Given instruction — Below are entries; repeat exactly, and nothing else, the lines from the one holding "Write a web" through the one holding "0.9, 0.99, 1.0];", inclusive. Leave the pictures out.

Charts and diagrams as code

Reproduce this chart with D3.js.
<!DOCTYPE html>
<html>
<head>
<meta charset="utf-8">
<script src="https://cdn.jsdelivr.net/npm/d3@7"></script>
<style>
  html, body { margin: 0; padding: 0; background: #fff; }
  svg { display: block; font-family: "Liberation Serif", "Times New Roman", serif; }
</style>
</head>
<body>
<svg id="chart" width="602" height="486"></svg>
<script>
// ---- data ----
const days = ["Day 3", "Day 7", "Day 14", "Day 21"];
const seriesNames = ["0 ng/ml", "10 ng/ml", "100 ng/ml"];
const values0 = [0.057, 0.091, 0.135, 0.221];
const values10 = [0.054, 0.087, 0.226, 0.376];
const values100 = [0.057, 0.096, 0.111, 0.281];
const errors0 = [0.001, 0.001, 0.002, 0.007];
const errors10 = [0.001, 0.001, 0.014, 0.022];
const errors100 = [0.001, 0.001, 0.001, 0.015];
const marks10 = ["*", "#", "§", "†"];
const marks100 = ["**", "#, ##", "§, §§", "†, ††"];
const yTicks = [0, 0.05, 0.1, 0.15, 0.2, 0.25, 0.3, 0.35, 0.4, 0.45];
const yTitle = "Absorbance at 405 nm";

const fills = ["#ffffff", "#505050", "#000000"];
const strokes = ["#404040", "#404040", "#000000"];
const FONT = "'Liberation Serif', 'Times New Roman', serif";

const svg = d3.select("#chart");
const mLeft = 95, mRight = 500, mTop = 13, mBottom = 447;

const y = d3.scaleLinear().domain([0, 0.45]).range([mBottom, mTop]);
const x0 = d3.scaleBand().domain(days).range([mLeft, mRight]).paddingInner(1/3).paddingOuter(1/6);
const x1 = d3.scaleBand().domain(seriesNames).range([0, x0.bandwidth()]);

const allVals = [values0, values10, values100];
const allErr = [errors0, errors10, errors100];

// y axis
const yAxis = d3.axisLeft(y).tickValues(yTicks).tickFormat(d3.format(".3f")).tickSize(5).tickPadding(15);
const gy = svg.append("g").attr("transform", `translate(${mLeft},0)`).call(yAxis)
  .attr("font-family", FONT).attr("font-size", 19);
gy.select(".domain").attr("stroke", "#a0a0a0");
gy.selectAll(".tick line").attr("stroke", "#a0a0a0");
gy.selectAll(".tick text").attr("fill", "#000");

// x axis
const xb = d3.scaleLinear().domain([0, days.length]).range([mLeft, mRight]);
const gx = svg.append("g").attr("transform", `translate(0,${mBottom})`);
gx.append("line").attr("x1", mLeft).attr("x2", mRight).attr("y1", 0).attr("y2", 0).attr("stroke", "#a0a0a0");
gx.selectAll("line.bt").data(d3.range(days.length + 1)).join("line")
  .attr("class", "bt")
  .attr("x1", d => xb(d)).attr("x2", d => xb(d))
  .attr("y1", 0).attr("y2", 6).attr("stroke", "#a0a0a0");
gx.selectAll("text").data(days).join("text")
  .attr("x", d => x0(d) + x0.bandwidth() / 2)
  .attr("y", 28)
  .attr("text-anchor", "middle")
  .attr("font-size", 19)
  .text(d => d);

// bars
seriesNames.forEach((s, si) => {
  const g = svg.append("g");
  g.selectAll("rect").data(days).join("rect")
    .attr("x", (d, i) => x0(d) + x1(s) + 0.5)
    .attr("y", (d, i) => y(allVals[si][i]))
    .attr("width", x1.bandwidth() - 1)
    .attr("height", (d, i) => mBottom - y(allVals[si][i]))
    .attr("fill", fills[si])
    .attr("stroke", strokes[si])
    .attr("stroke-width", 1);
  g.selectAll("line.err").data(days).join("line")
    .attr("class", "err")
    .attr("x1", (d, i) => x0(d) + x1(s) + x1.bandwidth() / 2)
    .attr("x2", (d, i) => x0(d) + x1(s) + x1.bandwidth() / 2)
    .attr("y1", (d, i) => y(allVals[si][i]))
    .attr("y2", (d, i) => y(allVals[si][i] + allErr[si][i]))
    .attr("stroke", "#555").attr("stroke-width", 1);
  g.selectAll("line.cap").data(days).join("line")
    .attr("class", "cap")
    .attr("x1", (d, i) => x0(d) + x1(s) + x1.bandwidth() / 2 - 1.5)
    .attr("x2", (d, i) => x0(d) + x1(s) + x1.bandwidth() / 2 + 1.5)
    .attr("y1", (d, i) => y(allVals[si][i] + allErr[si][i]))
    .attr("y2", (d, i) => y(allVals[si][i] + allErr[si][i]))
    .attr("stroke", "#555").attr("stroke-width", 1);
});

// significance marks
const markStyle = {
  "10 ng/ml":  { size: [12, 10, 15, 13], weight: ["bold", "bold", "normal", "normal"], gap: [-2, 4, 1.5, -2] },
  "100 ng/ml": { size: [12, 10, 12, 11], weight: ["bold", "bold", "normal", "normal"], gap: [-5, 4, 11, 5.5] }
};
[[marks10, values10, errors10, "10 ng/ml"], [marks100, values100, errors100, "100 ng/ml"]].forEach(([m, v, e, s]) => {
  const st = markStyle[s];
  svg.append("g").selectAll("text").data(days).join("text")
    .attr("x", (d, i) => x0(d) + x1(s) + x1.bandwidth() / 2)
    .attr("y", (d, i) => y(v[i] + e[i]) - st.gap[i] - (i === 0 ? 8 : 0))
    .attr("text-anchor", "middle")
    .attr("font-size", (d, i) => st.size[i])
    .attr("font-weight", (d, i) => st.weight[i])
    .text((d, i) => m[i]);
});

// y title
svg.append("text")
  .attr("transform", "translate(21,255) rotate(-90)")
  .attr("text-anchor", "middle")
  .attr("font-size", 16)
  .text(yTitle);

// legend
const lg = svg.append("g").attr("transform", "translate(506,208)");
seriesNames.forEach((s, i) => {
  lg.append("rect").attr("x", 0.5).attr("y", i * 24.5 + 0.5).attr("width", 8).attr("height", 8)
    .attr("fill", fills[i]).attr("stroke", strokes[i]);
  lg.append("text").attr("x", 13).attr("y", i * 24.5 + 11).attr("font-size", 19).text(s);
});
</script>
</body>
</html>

--

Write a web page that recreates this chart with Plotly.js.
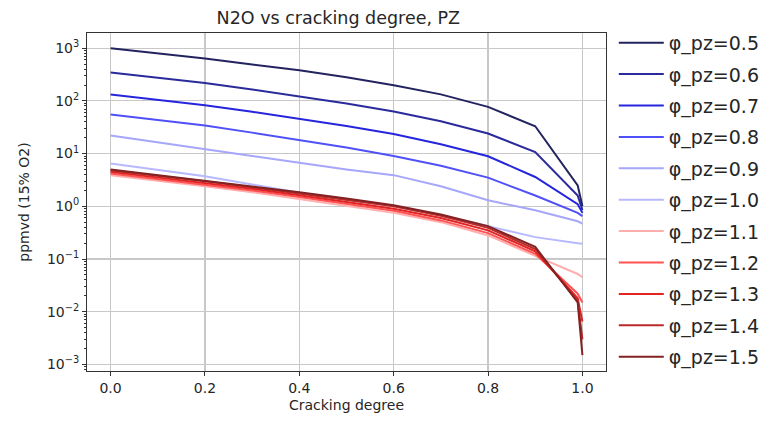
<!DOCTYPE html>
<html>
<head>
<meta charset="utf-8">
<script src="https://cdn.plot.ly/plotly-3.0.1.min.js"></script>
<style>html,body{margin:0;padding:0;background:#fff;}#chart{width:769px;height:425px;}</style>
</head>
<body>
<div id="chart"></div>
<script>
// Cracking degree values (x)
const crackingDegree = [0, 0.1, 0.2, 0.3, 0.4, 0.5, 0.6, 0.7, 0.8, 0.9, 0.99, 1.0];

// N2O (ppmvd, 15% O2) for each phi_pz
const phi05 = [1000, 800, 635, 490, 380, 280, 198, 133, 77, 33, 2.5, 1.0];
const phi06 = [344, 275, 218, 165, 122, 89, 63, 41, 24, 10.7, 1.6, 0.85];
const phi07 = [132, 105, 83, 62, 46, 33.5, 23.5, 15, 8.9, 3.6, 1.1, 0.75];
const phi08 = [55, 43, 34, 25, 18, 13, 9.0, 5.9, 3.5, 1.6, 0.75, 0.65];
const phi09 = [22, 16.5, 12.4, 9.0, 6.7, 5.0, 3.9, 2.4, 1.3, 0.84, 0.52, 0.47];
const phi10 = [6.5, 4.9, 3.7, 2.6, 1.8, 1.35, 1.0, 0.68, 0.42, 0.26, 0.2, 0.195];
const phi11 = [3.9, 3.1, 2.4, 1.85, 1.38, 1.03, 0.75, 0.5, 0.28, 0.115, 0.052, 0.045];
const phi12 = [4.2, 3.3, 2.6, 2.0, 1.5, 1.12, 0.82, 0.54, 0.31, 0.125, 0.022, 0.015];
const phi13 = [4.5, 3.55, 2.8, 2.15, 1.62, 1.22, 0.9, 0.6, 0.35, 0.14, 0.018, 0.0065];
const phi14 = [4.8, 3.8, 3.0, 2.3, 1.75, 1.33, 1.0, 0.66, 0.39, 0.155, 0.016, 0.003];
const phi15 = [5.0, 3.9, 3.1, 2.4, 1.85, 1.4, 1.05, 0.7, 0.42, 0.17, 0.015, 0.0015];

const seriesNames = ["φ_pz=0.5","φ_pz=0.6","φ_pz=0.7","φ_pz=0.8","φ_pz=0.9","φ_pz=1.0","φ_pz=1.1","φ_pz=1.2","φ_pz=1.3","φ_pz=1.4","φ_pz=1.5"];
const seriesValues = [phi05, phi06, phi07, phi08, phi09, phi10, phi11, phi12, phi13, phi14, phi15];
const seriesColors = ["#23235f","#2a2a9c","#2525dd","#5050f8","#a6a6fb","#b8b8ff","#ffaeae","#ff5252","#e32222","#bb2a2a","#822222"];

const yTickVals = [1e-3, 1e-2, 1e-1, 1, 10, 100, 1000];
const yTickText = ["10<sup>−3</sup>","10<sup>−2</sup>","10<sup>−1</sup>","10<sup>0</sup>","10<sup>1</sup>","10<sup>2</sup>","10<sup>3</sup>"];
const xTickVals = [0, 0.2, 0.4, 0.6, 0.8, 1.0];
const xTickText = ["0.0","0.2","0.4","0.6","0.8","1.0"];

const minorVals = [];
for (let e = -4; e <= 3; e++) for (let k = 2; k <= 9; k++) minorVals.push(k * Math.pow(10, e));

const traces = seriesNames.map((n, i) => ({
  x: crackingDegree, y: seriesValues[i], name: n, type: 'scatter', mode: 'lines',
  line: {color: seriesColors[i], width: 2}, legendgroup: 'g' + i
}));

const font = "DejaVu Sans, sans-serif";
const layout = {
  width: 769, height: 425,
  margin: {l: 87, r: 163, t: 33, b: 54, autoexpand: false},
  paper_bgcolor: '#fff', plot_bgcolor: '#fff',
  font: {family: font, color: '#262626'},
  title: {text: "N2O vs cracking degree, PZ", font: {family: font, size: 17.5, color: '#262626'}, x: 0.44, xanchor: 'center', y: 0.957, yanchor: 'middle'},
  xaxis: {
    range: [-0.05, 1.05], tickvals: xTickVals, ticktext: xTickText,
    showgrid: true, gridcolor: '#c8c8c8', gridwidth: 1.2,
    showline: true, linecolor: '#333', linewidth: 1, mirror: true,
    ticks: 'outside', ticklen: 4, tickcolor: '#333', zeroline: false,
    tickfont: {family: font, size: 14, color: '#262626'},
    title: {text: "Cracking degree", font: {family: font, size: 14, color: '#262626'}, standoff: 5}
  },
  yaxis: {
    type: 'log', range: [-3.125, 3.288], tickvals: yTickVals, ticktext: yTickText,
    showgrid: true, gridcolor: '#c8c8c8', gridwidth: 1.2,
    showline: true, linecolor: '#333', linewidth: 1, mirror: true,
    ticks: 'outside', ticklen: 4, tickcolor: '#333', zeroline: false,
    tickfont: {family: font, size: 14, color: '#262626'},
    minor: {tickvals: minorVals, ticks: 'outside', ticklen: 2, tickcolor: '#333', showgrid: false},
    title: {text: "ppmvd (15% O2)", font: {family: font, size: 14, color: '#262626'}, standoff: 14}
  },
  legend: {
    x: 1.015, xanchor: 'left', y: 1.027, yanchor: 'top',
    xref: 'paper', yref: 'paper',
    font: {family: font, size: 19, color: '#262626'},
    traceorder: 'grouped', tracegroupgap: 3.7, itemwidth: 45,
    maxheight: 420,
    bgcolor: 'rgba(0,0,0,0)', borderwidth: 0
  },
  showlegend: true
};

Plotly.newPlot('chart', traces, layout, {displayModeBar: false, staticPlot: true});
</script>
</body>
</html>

Answer to the problem —
Write a web page that recreates this chart with Plotly.js.
<!DOCTYPE html>
<html>
<head>
<meta charset="utf-8">
<script src="https://cdn.plot.ly/plotly-3.0.1.min.js"></script>
<style>html,body{margin:0;padding:0;background:#fff;}#chart{width:769px;height:425px;}</style>
</head>
<body>
<div id="chart"></div>
<script>
// Cracking degree values (x)
const crackingDegree = [0, 0.1, 0.2, 0.3, 0.4, 0.5, 0.6, 0.7, 0.8, 0.9, 0.99, 1.0];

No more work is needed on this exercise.